● Requirement
Extract the lines of the material below, beginning with the first and ending with the line that holds "(ldm) at (1052,549);". Skip every picture.

_ _ _ _ _

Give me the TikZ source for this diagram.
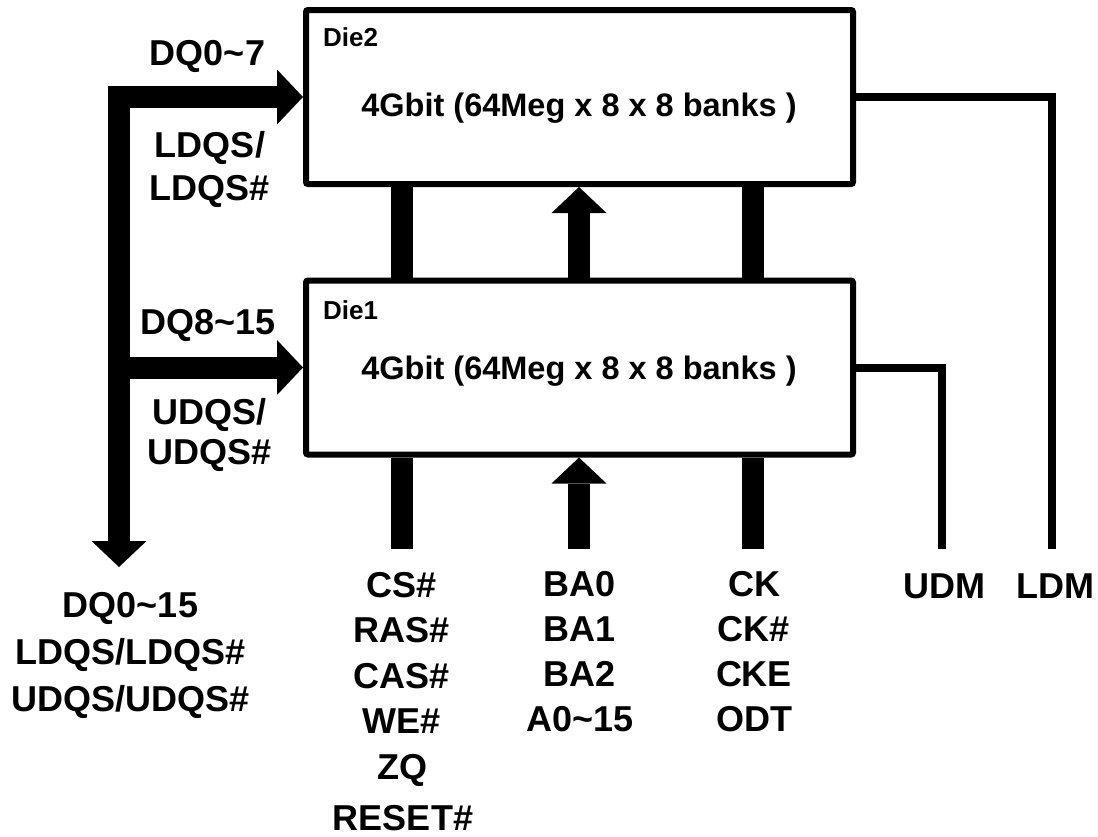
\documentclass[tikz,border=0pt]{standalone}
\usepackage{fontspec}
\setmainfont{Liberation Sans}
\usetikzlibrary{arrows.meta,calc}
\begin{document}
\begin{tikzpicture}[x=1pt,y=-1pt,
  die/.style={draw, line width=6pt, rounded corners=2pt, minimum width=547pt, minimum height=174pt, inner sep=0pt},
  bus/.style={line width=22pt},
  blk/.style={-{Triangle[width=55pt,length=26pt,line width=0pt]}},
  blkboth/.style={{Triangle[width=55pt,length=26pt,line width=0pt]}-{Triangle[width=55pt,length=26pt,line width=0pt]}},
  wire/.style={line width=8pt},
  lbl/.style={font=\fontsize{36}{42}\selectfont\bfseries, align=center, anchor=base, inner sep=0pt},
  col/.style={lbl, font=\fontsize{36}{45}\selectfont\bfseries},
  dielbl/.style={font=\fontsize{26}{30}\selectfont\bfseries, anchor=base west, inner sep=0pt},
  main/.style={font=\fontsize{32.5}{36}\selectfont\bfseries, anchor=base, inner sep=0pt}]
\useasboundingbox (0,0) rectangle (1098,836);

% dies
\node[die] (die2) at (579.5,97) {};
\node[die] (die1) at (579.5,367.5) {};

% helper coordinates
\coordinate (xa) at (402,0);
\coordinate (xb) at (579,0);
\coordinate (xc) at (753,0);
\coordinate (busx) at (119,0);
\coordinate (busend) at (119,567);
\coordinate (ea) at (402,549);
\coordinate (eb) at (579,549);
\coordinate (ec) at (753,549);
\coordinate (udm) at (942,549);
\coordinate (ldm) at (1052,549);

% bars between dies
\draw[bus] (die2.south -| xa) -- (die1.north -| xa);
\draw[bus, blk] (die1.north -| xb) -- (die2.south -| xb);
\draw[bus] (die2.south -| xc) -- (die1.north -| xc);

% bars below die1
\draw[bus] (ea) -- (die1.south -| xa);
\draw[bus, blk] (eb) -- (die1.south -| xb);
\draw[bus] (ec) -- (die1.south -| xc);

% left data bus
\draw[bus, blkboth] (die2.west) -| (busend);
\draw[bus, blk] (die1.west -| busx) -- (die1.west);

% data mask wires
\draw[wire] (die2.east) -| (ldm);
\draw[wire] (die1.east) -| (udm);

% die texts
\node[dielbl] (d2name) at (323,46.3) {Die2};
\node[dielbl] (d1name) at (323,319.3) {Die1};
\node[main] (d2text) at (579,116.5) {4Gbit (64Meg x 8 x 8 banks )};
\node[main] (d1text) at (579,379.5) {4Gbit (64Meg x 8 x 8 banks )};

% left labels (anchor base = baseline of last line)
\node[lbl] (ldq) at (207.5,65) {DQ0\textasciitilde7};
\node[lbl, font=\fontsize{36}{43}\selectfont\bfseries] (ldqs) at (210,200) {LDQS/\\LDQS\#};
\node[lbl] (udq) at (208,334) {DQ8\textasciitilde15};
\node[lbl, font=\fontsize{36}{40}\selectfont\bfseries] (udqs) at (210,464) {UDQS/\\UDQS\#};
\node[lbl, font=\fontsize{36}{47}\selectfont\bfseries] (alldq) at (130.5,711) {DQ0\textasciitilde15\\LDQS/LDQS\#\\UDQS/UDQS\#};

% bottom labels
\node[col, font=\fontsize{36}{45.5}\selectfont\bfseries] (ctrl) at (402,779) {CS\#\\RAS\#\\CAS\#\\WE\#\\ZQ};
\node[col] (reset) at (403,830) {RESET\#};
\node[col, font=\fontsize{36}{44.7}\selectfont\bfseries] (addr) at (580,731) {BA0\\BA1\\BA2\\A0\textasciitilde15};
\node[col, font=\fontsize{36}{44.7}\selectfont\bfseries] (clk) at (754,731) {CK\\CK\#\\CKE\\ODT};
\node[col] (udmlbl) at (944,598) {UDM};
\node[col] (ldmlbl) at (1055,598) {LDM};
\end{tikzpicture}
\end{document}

_ _ _ _ _

● Complete output
Give me the TikZ source for this diagram.
\documentclass[tikz,border=0pt]{standalone}
\usepackage{fontspec}
\setmainfont{Liberation Sans}
\usetikzlibrary{arrows.meta,calc}
\begin{document}
\begin{tikzpicture}[x=1pt,y=-1pt,
  die/.style={draw, line width=6pt, rounded corners=2pt, minimum width=547pt, minimum height=174pt, inner sep=0pt},
  bus/.style={line width=22pt},
  blk/.style={-{Triangle[width=55pt,length=26pt,line width=0pt]}},
  blkboth/.style={{Triangle[width=55pt,length=26pt,line width=0pt]}-{Triangle[width=55pt,length=26pt,line width=0pt]}},
  wire/.style={line width=8pt},
  lbl/.style={font=\fontsize{36}{42}\selectfont\bfseries, align=center, anchor=base, inner sep=0pt},
  col/.style={lbl, font=\fontsize{36}{45}\selectfont\bfseries},
  dielbl/.style={font=\fontsize{26}{30}\selectfont\bfseries, anchor=base west, inner sep=0pt},
  main/.style={font=\fontsize{32.5}{36}\selectfont\bfseries, anchor=base, inner sep=0pt}]
\useasboundingbox (0,0) rectangle (1098,836);

% dies
\node[die] (die2) at (579.5,97) {};
\node[die] (die1) at (579.5,367.5) {};

% helper coordinates
\coordinate (xa) at (402,0);
\coordinate (xb) at (579,0);
\coordinate (xc) at (753,0);
\coordinate (busx) at (119,0);
\coordinate (busend) at (119,567);
\coordinate (ea) at (402,549);
\coordinate (eb) at (579,549);
\coordinate (ec) at (753,549);
\coordinate (udm) at (942,549);
\coordinate (ldm) at (1052,549);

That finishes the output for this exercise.